Task statement —
Give the number of lines that include the word "this", nothing more.

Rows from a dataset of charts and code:
* * * * * * *
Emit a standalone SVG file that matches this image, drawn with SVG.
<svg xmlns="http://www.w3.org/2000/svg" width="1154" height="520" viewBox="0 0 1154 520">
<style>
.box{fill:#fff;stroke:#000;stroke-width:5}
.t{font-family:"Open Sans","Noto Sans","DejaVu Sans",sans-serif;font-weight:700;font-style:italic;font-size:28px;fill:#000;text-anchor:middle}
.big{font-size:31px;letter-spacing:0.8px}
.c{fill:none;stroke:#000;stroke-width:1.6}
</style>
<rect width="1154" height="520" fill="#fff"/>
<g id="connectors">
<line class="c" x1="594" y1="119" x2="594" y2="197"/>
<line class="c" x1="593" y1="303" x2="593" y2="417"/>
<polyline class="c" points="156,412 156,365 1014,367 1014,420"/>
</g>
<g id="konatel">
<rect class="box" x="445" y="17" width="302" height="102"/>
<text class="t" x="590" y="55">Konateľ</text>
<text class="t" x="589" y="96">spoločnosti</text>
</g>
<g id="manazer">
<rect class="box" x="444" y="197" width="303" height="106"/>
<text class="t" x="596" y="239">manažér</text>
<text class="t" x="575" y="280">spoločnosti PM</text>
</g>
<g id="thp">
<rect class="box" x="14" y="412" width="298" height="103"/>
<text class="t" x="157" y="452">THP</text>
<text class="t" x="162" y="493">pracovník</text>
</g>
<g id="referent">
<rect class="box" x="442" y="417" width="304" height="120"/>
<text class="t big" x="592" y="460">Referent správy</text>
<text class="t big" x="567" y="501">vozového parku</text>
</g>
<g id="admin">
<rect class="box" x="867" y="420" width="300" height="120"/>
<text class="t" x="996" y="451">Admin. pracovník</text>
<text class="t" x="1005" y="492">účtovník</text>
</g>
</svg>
* * * * * * *
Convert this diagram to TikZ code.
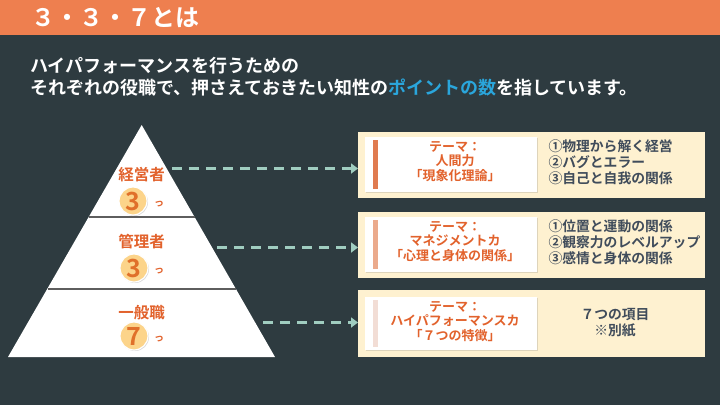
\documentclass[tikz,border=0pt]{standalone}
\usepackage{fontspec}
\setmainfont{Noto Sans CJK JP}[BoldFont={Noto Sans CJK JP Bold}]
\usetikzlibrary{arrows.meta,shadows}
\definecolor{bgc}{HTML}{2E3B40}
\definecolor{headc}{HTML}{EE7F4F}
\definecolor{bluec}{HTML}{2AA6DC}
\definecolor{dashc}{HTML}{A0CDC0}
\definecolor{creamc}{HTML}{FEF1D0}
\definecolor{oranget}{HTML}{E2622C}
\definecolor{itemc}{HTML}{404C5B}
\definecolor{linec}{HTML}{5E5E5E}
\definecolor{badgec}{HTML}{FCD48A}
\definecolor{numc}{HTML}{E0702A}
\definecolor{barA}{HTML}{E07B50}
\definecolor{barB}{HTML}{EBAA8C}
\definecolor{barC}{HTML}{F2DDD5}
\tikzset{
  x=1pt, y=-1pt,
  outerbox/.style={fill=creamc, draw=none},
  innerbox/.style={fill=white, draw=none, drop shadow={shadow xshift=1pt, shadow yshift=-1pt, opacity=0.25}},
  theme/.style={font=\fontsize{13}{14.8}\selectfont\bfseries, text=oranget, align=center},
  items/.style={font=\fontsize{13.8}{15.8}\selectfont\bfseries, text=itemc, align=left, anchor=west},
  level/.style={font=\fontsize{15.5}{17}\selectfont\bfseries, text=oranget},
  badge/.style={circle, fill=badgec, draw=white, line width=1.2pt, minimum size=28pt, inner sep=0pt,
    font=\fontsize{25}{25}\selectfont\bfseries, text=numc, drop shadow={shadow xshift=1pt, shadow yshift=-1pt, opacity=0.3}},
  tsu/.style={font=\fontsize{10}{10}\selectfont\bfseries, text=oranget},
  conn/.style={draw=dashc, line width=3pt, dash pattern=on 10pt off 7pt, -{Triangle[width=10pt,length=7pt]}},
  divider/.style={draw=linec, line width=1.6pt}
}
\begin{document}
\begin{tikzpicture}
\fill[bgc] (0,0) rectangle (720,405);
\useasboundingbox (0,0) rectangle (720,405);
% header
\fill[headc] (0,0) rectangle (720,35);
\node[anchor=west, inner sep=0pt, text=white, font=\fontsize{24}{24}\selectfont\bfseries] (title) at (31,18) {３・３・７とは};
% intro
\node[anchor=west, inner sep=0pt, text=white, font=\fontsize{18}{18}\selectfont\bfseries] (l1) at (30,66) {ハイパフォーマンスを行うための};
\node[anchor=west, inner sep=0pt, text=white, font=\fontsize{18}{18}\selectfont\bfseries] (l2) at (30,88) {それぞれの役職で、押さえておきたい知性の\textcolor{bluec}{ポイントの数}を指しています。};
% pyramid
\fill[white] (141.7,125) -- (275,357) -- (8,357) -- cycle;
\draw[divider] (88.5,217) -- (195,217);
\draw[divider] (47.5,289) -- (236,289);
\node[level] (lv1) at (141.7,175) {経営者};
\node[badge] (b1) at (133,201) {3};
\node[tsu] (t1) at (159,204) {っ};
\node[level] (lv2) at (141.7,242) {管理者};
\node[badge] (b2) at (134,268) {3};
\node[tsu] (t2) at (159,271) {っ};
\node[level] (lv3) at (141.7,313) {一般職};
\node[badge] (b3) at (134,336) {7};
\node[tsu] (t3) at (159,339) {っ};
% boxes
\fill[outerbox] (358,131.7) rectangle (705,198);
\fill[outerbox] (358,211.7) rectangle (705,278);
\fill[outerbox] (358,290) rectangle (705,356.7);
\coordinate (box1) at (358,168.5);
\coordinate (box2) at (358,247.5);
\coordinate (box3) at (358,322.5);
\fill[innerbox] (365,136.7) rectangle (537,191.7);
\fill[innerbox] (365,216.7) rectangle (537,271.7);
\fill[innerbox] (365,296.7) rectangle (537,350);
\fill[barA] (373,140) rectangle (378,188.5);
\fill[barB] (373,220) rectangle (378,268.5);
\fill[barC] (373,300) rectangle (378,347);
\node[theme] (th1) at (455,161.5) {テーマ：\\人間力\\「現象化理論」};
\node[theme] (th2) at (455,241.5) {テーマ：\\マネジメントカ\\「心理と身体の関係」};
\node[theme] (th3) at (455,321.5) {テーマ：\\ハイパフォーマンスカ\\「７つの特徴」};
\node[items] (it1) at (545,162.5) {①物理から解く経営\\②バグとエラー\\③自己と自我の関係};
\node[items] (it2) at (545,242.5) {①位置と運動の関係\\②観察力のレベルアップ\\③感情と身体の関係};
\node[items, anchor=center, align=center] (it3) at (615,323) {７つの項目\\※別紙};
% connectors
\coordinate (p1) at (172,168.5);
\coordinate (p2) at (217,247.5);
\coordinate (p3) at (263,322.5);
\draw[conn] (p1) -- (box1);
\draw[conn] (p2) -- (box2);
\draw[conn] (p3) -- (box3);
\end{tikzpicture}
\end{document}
* * * * * * *
The completed task —
2